Watching Citizen Kane With My Dad

This post is part of the Discovering Classic Cinema Blogathon, hosted by Classic Film and TV Corner. Read the rest of the posts in this event HERE!

Citizen Kane is far from the first classic film I ever watched. I couldn’t possibly tell you the first one. (Although I did write a post about my first memory of watching a movie in a theater. That film—Irma La Douce—is now considered a classic. I’m just that old.)

My dad, Charles Vega.

I’ve written before about how much my dad loved movies and how that influenced my love of movies. I always watched classic films because he always watched them. We didn’t have much else in common—he and my sister enjoyed hobbies like golf and football together that I did not care for—but we did have the same tremendous love of movies and that’s how we connected.

From a tiny, tiny age I watched film noir and Westerns with my dad because he loved them. They became my two favorite genres. Years later when I went to film school I was surprised and delighted to find out some of those movies were considered among the greatest films ever made.

This brings me to my first viewing of Citizen Kane.

You hear it ALL the time. “No one REALLY likes Citizen Kane, they only say they do because film critics or film school teachers told them it’s a great film.” There was yet another discussion like this on Twitter only a few weeks before the writing of this post.

Well, I am here to prove this wrong.

The time this happened was the early 1970s. I think I was 12 or 13 years old. By then, Citizen Kane had acquired its reputation as one of the greatest films of all time, but I knew close to nothing about it. I recall an episode of All in the Family where it was mentioned (Mike and Gloria used it being on TV as an excuse not to go out with Archie and Edith, when they really wanted to stay home and have sex) but that was pretty much my only frame of reference.

My dad said one afternoon, “Oh, Citizen Kane is coming on. We have to watch it!”

I usually really liked the films he said we should watch, so I agreed.

This was different from other times we watched movies. Occasionally, if it was a really famous film (say, Casablanca) he’d comment a little on it. But this time, there was a full running commentary.

“See the way they show the ceilings in the room? Movies never did that before!”

“See how everything is in focus, even stuff that’s far away? Movies never did that before!”

“See how the camera moves up from the stage to the two guys standing above it? Movies never did that before!”

Now, before anyone says anything—yes, I know, “firsts” attributed to specific movies are usually incorrect. Orson Welles didn’t invent deep focus or crane shots. It was actually cinematographer Gregg Toland who perfected deep focus while making the film and also found ways to more easily include ceilings in the shots. But probably to this day a lot of people still think he did.
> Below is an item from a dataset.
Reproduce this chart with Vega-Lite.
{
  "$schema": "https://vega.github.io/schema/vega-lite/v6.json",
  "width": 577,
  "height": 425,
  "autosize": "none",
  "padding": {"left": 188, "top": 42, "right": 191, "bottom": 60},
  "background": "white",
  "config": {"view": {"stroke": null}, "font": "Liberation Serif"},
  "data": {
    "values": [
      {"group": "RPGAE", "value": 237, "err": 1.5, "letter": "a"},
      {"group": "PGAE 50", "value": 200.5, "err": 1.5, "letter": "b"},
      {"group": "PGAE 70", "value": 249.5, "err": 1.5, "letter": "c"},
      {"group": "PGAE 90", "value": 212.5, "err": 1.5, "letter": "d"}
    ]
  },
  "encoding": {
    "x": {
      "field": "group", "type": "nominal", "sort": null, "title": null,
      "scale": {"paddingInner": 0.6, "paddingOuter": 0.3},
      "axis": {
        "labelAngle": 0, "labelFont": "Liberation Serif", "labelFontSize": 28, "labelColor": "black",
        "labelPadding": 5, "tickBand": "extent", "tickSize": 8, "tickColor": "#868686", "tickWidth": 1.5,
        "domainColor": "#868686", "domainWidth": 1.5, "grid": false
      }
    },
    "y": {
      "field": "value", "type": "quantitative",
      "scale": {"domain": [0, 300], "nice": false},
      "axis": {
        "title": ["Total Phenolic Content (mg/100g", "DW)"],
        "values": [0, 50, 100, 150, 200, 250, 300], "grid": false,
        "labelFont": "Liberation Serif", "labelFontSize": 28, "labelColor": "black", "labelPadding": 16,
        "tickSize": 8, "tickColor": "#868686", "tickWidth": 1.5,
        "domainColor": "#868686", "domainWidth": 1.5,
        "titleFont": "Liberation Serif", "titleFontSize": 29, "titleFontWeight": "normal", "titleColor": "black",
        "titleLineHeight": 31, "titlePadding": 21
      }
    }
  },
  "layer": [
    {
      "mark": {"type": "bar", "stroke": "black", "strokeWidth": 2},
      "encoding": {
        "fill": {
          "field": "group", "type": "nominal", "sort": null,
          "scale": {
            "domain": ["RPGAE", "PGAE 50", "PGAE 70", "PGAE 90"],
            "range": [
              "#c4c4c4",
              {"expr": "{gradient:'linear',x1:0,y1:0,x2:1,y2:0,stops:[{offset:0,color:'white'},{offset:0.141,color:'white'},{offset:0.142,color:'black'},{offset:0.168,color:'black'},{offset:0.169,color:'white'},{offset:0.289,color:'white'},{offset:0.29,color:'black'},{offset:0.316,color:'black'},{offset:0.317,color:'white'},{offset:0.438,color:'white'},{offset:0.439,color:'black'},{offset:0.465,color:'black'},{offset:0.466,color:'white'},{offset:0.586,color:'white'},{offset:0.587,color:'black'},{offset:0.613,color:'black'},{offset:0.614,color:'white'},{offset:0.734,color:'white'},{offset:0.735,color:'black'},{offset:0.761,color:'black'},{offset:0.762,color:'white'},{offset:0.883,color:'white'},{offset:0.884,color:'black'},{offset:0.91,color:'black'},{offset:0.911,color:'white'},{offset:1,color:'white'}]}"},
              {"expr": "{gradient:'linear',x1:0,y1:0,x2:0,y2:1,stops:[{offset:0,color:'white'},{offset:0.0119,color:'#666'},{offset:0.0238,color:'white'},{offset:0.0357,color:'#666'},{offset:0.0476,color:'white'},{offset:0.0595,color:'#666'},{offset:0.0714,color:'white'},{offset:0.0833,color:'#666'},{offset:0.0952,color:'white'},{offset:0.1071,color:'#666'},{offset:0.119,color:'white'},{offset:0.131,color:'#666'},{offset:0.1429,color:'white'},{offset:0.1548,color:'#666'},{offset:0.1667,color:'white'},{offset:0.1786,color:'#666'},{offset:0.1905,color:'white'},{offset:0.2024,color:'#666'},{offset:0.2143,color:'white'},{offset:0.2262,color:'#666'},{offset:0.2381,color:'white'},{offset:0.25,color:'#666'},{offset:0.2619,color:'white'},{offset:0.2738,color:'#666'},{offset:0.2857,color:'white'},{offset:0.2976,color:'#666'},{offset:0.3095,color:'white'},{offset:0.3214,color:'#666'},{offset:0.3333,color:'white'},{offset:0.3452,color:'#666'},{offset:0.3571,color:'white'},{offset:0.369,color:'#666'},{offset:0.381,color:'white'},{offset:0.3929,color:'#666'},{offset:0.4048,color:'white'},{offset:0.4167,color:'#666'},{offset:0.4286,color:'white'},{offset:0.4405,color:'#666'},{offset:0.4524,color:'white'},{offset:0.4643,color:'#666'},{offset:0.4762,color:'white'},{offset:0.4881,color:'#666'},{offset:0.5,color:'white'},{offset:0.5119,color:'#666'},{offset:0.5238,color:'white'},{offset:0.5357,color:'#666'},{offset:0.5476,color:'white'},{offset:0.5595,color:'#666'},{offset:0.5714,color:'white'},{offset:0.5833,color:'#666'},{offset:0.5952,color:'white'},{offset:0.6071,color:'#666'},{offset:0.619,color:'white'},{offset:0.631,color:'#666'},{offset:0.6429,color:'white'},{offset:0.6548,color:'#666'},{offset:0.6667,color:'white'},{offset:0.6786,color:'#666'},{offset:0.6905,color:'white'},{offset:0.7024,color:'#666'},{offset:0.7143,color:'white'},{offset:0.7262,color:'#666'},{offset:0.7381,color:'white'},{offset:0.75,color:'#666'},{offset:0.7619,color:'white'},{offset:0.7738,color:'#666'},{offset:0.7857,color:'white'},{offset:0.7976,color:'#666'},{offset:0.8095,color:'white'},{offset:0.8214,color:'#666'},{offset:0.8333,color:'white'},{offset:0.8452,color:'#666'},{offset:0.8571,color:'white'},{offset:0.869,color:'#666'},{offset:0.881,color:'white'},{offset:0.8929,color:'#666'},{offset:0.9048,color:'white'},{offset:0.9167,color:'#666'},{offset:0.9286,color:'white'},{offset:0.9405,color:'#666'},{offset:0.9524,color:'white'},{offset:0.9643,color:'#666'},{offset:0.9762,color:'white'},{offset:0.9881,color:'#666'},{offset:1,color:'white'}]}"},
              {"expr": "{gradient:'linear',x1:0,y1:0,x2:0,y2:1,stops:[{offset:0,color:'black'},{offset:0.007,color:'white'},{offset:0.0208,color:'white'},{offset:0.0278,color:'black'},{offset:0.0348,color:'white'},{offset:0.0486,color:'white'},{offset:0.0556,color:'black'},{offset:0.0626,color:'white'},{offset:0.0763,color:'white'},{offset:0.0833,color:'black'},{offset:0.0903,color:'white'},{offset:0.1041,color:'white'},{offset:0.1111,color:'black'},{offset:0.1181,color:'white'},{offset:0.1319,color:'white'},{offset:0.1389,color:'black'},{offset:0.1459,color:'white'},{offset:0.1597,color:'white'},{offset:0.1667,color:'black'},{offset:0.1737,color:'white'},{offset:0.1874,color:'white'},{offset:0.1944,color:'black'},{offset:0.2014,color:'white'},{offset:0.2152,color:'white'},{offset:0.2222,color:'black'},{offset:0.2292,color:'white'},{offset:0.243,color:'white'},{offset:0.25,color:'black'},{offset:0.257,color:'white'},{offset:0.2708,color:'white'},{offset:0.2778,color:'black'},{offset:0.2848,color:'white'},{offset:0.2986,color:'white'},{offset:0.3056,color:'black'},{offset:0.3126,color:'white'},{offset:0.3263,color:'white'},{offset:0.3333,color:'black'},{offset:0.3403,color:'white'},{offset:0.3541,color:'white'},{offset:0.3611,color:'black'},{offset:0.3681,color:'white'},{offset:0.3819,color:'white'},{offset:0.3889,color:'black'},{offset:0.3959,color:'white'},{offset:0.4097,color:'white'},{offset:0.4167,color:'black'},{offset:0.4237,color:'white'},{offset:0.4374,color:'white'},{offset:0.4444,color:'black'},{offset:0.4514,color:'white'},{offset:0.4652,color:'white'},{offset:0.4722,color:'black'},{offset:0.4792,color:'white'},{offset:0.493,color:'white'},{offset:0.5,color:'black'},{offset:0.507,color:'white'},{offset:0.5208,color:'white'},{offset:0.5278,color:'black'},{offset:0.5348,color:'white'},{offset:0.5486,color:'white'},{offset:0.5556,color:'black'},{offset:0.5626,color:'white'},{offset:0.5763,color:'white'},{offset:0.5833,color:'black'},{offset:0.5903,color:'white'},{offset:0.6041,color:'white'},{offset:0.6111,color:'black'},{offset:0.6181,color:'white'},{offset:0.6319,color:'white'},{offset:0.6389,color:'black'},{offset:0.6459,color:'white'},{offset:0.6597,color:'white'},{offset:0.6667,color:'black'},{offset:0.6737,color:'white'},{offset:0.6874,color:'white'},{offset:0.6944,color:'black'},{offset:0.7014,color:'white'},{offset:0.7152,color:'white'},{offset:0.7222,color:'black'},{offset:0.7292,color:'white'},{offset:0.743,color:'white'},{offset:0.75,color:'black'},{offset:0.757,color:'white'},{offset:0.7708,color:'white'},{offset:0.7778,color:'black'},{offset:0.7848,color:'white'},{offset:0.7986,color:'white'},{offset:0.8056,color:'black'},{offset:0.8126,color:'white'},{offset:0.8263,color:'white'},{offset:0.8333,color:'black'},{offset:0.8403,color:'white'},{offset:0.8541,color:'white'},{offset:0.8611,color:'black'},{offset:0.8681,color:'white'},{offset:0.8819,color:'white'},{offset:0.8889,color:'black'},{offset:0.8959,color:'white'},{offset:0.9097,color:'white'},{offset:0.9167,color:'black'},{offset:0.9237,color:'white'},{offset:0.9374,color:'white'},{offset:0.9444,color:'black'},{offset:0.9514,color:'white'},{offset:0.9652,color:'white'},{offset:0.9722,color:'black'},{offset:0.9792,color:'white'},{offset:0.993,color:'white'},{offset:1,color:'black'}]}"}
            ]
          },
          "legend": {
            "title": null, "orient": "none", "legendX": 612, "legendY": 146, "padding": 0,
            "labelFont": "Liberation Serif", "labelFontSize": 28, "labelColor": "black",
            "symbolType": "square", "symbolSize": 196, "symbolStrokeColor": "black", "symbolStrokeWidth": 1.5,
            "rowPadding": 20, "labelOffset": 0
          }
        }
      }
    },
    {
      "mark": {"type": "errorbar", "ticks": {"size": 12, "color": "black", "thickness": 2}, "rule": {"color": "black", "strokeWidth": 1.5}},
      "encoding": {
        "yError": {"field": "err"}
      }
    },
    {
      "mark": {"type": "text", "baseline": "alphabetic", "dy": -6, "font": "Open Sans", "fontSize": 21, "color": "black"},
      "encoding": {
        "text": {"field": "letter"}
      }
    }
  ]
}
That’s not the point. My dad was SO enthusiastic about the artistry of the film, he made ME enthusiastic about it.

“Look at the lighting here! Isn’t that amazing?”

“Look how they make you notice certain things close to the camera! Isn’t that something?”

He also commented on the making of the film and how controversial it was when it was released. He talked about the character of Charles Foster Kane and how unusual he was as a main character in movies at the time.

All of this had a tremendous impact on me. For the first time in my life, I started looking at film as an art form.

My dad did that.

Let me tell you a little about my dad. He wasn’t college educated, he didn’t read books much. After he retired from the Air Force, he drove a truck for a living. He did read the newspaper from cover to cover every day, so he was well informed.

I don’t know how he knew this stuff. At this point in time, there was no TCM, no DVDs with features about the making of films. Maybe he read a news article about Citizen Kane at some point. I wish I had thought to ask him.

Even if he had read an article, that would not explain his love for the film and how important it was to him to get me to love it, too.

He was no intellectual looking for validation from other intellectuals that his views on something were “correct.” My truck driver, “Joe Six Pack” dad just really and truly loved Citizen Kane.

Not just as a movie, but as a work of art.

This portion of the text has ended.